Who prays the Lord’s Prayer?

The email took me back to the garden outside the Pater Noster Church in Jerusalem.

My friend, Ed Searcy, is facilitating groups in his congregation to study the book “Lord, Teach Us: The Lord’s Prayer and the Christian Life” by Stanley Hauerwas and William Willimon. His note to me was to share the first chapter of a study guide he is writing to accompany the groups’ reading.

I remember the coolness of the stone bench in the garden, the shade of the trees and the 62 versions of the Lord’s Prayer that are featured on the walls of the church. But mostly I remember the introduction given by our Palestinian guide.

Centuries before, the area in which we sat was a gathering place for all those who might  not be quite acceptable in the holy places of Jerusalem. Speculation is that it was the site of a graveyard.

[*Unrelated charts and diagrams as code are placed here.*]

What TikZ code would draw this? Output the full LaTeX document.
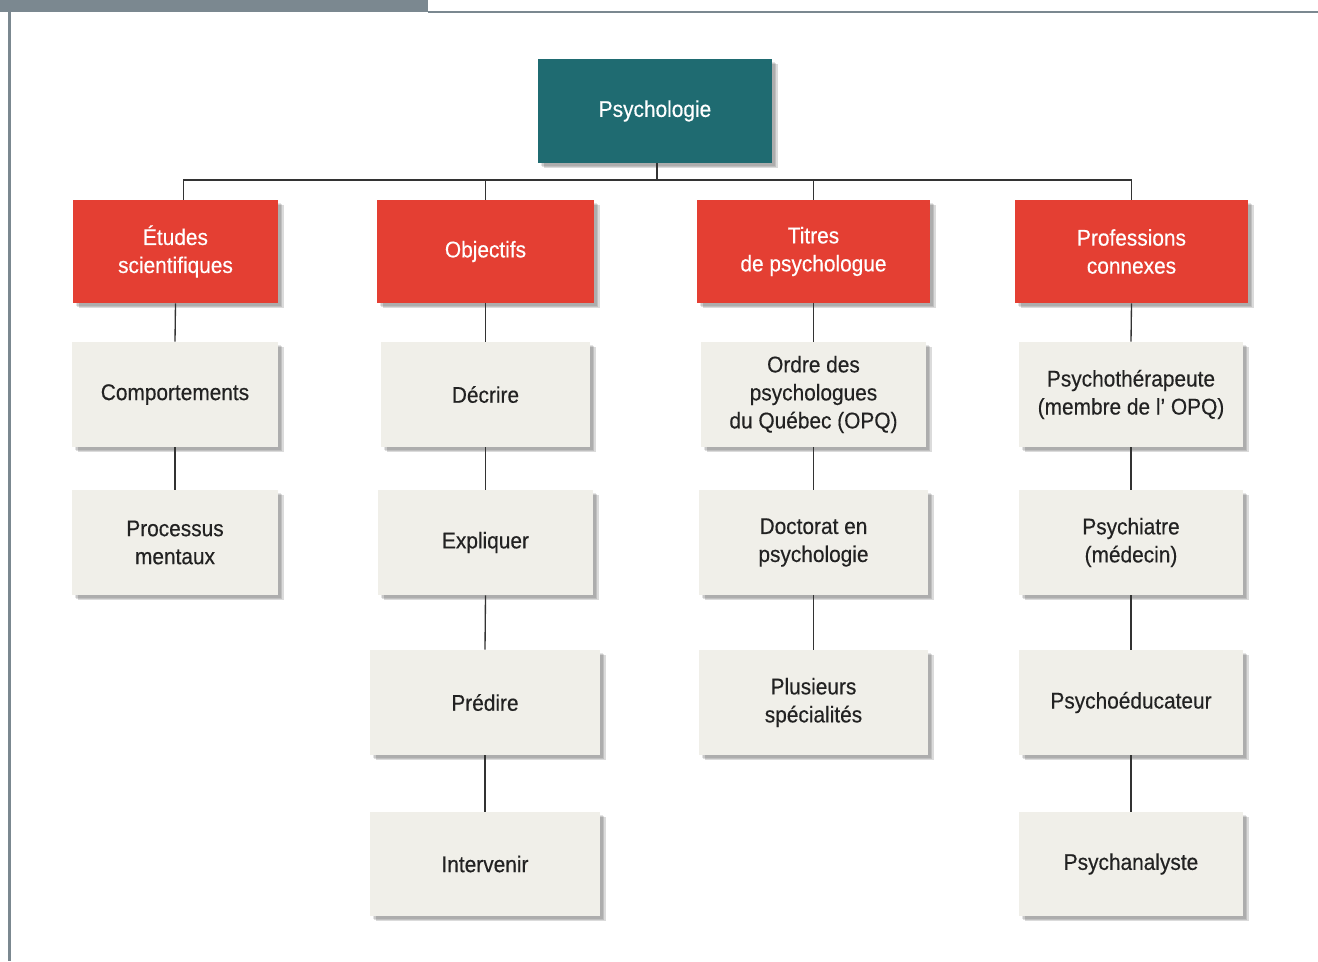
\documentclass[tikz,border=0pt]{standalone}
\usepackage{fontspec}
\setmainfont{Liberation Sans}[FakeStretch=0.92,FakeBold=0.4]
\definecolor{teal1}{HTML}{1F6B71}
\definecolor{red1}{HTML}{E43F33}
\definecolor{paper}{HTML}{F0EFE9}
\definecolor{frame}{HTML}{7B8890}
\definecolor{ink}{HTML}{222222}
\definecolor{wire}{HTML}{333333}
\begin{document}
\begin{tikzpicture}[x=0.75pt,y=-0.75pt,
  softshadow/.style={
    preaction={fill=black, opacity=0.10, transform canvas={shift={(2.2pt,-2.2pt)}}},
    preaction={fill=black, opacity=0.12, transform canvas={shift={(3.2pt,-3.2pt)}}},
    preaction={fill=black, opacity=0.14, transform canvas={shift={(4.2pt,-3.8pt)}}}},
  base/.style={rectangle, align=center, inner sep=2pt, softshadow,
    font=\fontsize{17}{21}\selectfont, yshift=-1.5pt},
  sz/.style 2 args={minimum width=#1*0.75pt, minimum height=#2*0.75pt},
  topbox/.style={base, fill=teal1, text=white},
  catbox/.style={base, fill=red1, text=white},
  itembox/.style={base, fill=paper, text=ink},
  link/.style={draw=wire, line width=1pt}]
\useasboundingbox (0,0) rectangle (1318,961);

% page frame
\fill[frame] (0,0) rectangle (428,12);
\fill[frame] (428,11) rectangle (1318,13);
\fill[frame] (7.5,12) rectangle (10.5,961);

% root
\node[topbox, sz={234}{104}] (psy) at (655,109) {Psychologie};

% categories
\node[catbox, sz={205}{103}] (etu) at (175.5,249.5) {Études\\scientifiques};
\node[catbox, sz={217}{103}] (obj) at (485.5,249.5) {Objectifs};
\node[catbox, sz={233}{103}] (tit) at (813.5,249.5) {Titres\\de psychologue};
\node[catbox, sz={233}{103}] (pro) at (1131.5,249.5) {Professions\\connexes};

% column 1
\node[itembox, sz={206}{105}] (com) at (175,392.5) {Comportements};
\node[itembox, sz={206}{105}] (pme) at (175,540.5) {Processus\\mentaux};

% column 2
\node[itembox, sz={209}{105}] (dec) at (485.5,392.5) {Décrire};
\node[itembox, sz={215}{105}] (exp) at (485.5,540.5) {Expliquer};
\node[itembox, sz={230}{105}] (pre) at (485,700.5) {Prédire};
\node[itembox, sz={230}{104}] (int) at (485,862) {Intervenir};

% column 3
\node[itembox, sz={225}{105}] (opq) at (813.5,392.5) {Ordre des\\psychologues\\du Québec (OPQ)};
\node[itembox, sz={229}{105}] (doc) at (813.5,540.5) {Doctorat en\\psychologie};
\node[itembox, sz={229}{105}] (plu) at (813.5,700.5) {Plusieurs\\spécialités};

% column 4
\node[itembox, sz={224}{105}] (pth) at (1131,392.5) {Psychothérapeute\\(membre de l’ OPQ)};
\node[itembox, sz={224}{105}] (pia) at (1131,540.5) {Psychiatre\\(médecin)};
\node[itembox, sz={224}{105}] (ped) at (1131,700.5) {Psychoéducateur};
\node[itembox, sz={224}{104}] (pan) at (1131,862) {Psychanalyste};

% tree connectors
\coordinate (bar) at (0,180);
\draw[link] ([xshift=1.5pt]psy.south) -- ([xshift=1.5pt]psy.south |- bar);
\draw[link] ([xshift=6pt]etu.north) |- (pro.north |- bar) -- (pro.north);
\draw[link] (obj.north) -- (obj.north |- bar);
\draw[link] (tit.north) -- (tit.north |- bar);

\draw[link] (etu.south) -- (com.north);
\draw[link] (com.south) -- (pme.north);

\draw[link] (obj.south) -- (dec.north);
\draw[link] (dec.south) -- (exp.north);
\draw[link] (exp.south) -- (pre.north);
\draw[link] (pre.south) -- (int.north);

\draw[link] (tit.south) -- (opq.north);
\draw[link] (opq.south) -- (doc.north);
\draw[link] (doc.south) -- (plu.north);

\draw[link] (pro.south) -- (pth.north);
\draw[link] (pth.south) -- (pia.north);
\draw[link] (pia.south) -- (ped.north);
\draw[link] (ped.south) -- (pan.north);
\end{tikzpicture}
\end{document}
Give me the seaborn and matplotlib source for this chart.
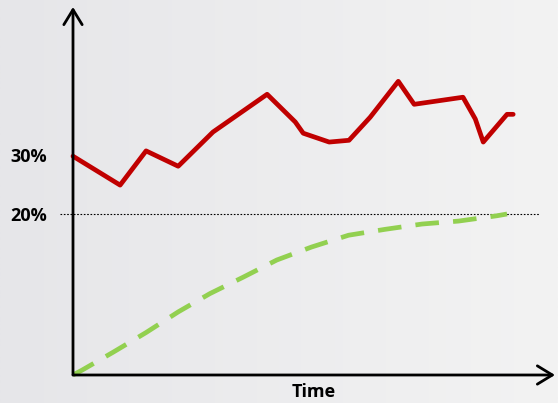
import numpy as np
import pandas as pd
import matplotlib
matplotlib.use("Agg")
import matplotlib.pyplot as plt
import seaborn as sns

# Observed series (time, percent)
obs_time = [0, 10.7, 16.6, 23.9, 31.8, 44.1, 50.5, 52.3, 58.2, 62.7, 67.5,
            73.9, 77.5, 88.6, 91.4, 93.2, 98.6, 100]
obs_value = [29.8, 24.9, 30.7, 28.1, 33.9, 40.3, 35.6, 33.7, 32.2, 32.5, 36.4,
             42.5, 38.6, 39.8, 36.1, 32.2, 36.9, 36.9]

# Expected trajectory approaching the 20% level
exp_time = [0, 2.0, 9.2, 16.6, 23.9, 31.1, 38.7, 46.3, 54.2, 62.6, 70.9,
            79.3, 87.6, 96.3, 98.6]
exp_value = [-7.3, -6.5, -3.4, -0.1, 3.4, 6.5, 9.3, 12.2, 14.4, 16.4, 17.4,
             18.3, 18.8, 19.7, 20.0]

threshold = 20
tick_values = [20, 30]
tick_labels = ["20%", "30%"]
x_label = "Time"

sns.set_theme(style="white")
plt.rcParams["font.family"] = ["Open Sans", "DejaVu Sans"]

W, H = 558, 403
fig = plt.figure(figsize=(W / 100, H / 100), dpi=100)

# soft horizontal gradient background
bg = fig.add_axes([0, 0, 1, 1], zorder=0)
grad = np.linspace(0, 1, 256).reshape(1, -1)
cmap = matplotlib.colors.LinearSegmentedColormap.from_list("bg", ["#e6e6e9", "#f3f3f3"])
bg.imshow(grad, aspect="auto", cmap=cmap, extent=[0, 1, 0, 1])
bg.set_axis_off()

ax = fig.add_axes([73 / W, 28 / H, (555 - 73) / W, (396 - 28) / H], zorder=1)
ax.patch.set_alpha(0)
ax.set_xlim(0, 109.5)
ax.set_ylim(-7.3, 55.1)

obs = pd.DataFrame({"t": obs_time, "v": obs_value})
exp = pd.DataFrame({"t": exp_time, "v": exp_value})

sns.lineplot(data=obs, x="t", y="v", ax=ax, color="#c00000", lw=3.4,
             sort=False, clip_on=False)
sns.lineplot(data=exp, x="t", y="v", ax=ax, color="#92d050", lw=3.4,
             sort=False, clip_on=False, dashes=False)
ax.lines[-1].set_dashes([5, 3])
ax.lines[-1].set_dash_capstyle("butt")

# threshold reference line
ax.plot([-3, 106], [threshold, threshold], color="black", lw=0.8,
        ls=(0, (1.5, 1.5)), clip_on=False, zorder=0.5)

for s in ax.spines.values():
    s.set_visible(False)

# axis arrows
arrow = dict(arrowstyle="->,head_length=0.9,head_width=0.55", lw=2, color="black",
             shrinkA=0, shrinkB=0)
ax.annotate("", xy=(0, 1), xytext=(0, 0), xycoords="axes fraction", arrowprops=arrow)
ax.annotate("", xy=(1, 0), xytext=(0, 0), xycoords="axes fraction", arrowprops=arrow)

ax.set_xticks([])
ax.set_yticks(tick_values)
ax.set_yticklabels(tick_labels, fontsize=13, fontweight="bold", color="black")
ax.tick_params(axis="y", length=0, pad=19)
ax.set_xlabel(x_label, fontsize=13, fontweight="bold", color="black", labelpad=6)
ax.set_ylabel("")

fig.savefig("out.png", dpi=100)
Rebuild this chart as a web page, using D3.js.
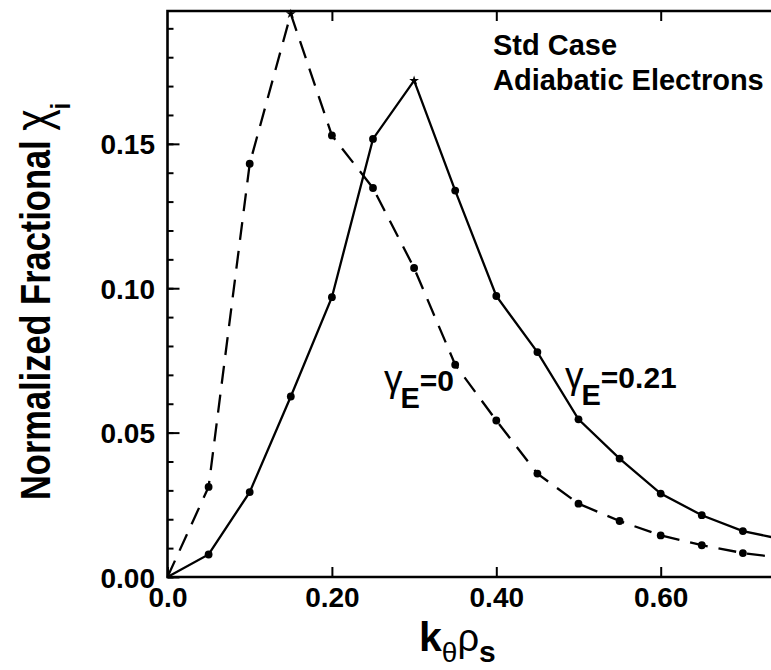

Close to Bethany, Jesus used to stop before beginning the descent into Jerusalem and there he would encounter lepers, shepherds who could not quite cleanse their stench in a miqvah (a holy, cleansing ritual bath) and others who just did not fit.

It was these people, on the edge of religious and social acceptability, for whom the other teachers of the Jesus’ day did not find time. It was these people with whom Jesus entered into conversation and whom he dared to “teach” as ones deserving and capable of abundant life. It was these people who had no rabbi and voiced with yearning, “Master, teach us a prayer.” They wanted to be like all the other groups of apprentices whose masters provide them with their distinctive prayer.

So to the disenfranchised, those on the edge of acceptable, Jesus gave a prayer.

When read through those eyes I found the usual words I had grown used to rattling off yielding new light. A new kingdom, daily bread, the will of a different master, forgiveness of debt – powerful stuff.